Kita, Orang Palu (Kaili) dan Politik
Koentjaraningrat mengartikan klan
sebagai suatu kelompok kekerabatan yang terdiri atas semua dari seseorang nenek
moyang yang di perhitungkan melalui garis keturunan sejenis, yaitu keturunan
marga laki-laki atau perempuan.
Pada masyarkat Kaili, Klan
merupakan kelompok kekerabatan yang terbentuk dari gabungan beberapa keluarga
luas yang disebut "sampesuvu" (kinship).
"Sampesuvu" melingkar
dalam satuan kekerabatan yang disebut "Ntina" (kindred) sebagai
satuan kekerabatan terus berkembang hingga membentuk klan dimana anggotanya
diikat atau berasal dari satu nenek moyang yang sama. Klan pada masyarakat
Kaili dapat ditelusuri berdasarkan garis keturunan ibu (matrilineal) maupun
garis keturunan ayah (patrilineal). Untuk mengetahui klan seseorang dapat
dikenali berdasarkan fam atau marga yang digunakan.

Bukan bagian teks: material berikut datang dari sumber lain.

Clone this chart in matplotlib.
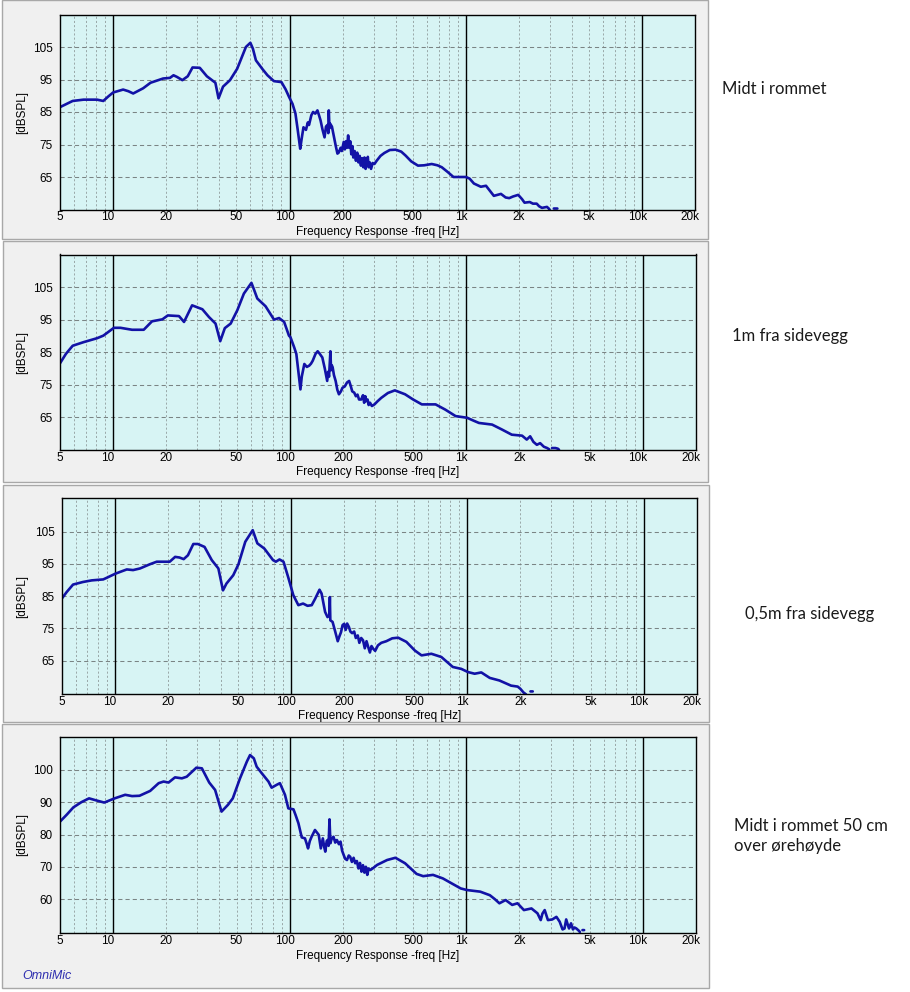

Saat ini di beberapa wilayah di
Lembah Palu ditemukan beberapa kelompok masyarakat Kaili yang merupakan satuan
klan dengan marga khusus dalam kesatuan "Ntina" bahkan sebagian
warganya telah menyebar ke beberapa wilayah lain. Proses perkawinan antar
sesama warga dalam kesatuan klan (Ntina)terjadi melalui adat
"Nibolai/Nosibolai" yang menjadi sarana untuk mempererat tali
persaudaraan sekaligus mengikat hubungan kekeluargaan agar semakin erat dan
dekat. Hal ini sesuai dengan prinsip kekerabatan "Nillinggu mpo
toboyo" yang berarti “menggulung pucuk labu yang telah menjalar jauh agar
dapat kembali ke pohonnya”. Makna adagium ini adalah, jika jarak persaudaraan
atau pertalian darah sudah agak jauh maka sebaiknya ditarik kembali mendekati
satuan dasar kekerabatan melalui ikatan perkawinan. Dengan demikian hubungan
kekerabatan semakin dekat dan erat. Pomeo lain yang ikut memperkuat prinsip
kekerabatan adalah "belontona da ta no sampusuvu" yang berarti bahwa
“sejahat-jahatnya bersaudara masih jauh lebih baik dari pada kebaikan orang
lain”. Pomeo ini merupakan salah satu kunci kesatuan dan persatuan dalam
kelompok kekerabatan masyarakat Kaili, sehingga dalam kesatuan kerabat sikap
saling tolong menolong dan saling membantu (nosiala pale, notava) tetap
terpelihara sebagai kekuatan dalam menyangga hubungan sosial terutama saling
membantu dalam aktivitas sehari-hari dan bahkan mendukung dalam aktivitas
politik.
Penanda bahwa jalinan kekerabatan
pernah terbangun dibeberapa kerajaan Lembah Palu yang memperkuat hubungan
kekerabatan melalui ikatan perkawinan antar "madika (bangsawan) melalui
adat Nibolai/Nosibolai misalnya terjadi antara “Pue Nggari” dari kerajaan di
Palu dengan “Pue Puti” dari kerajaan di Dolo, perkawinan antara “Vumbulangi”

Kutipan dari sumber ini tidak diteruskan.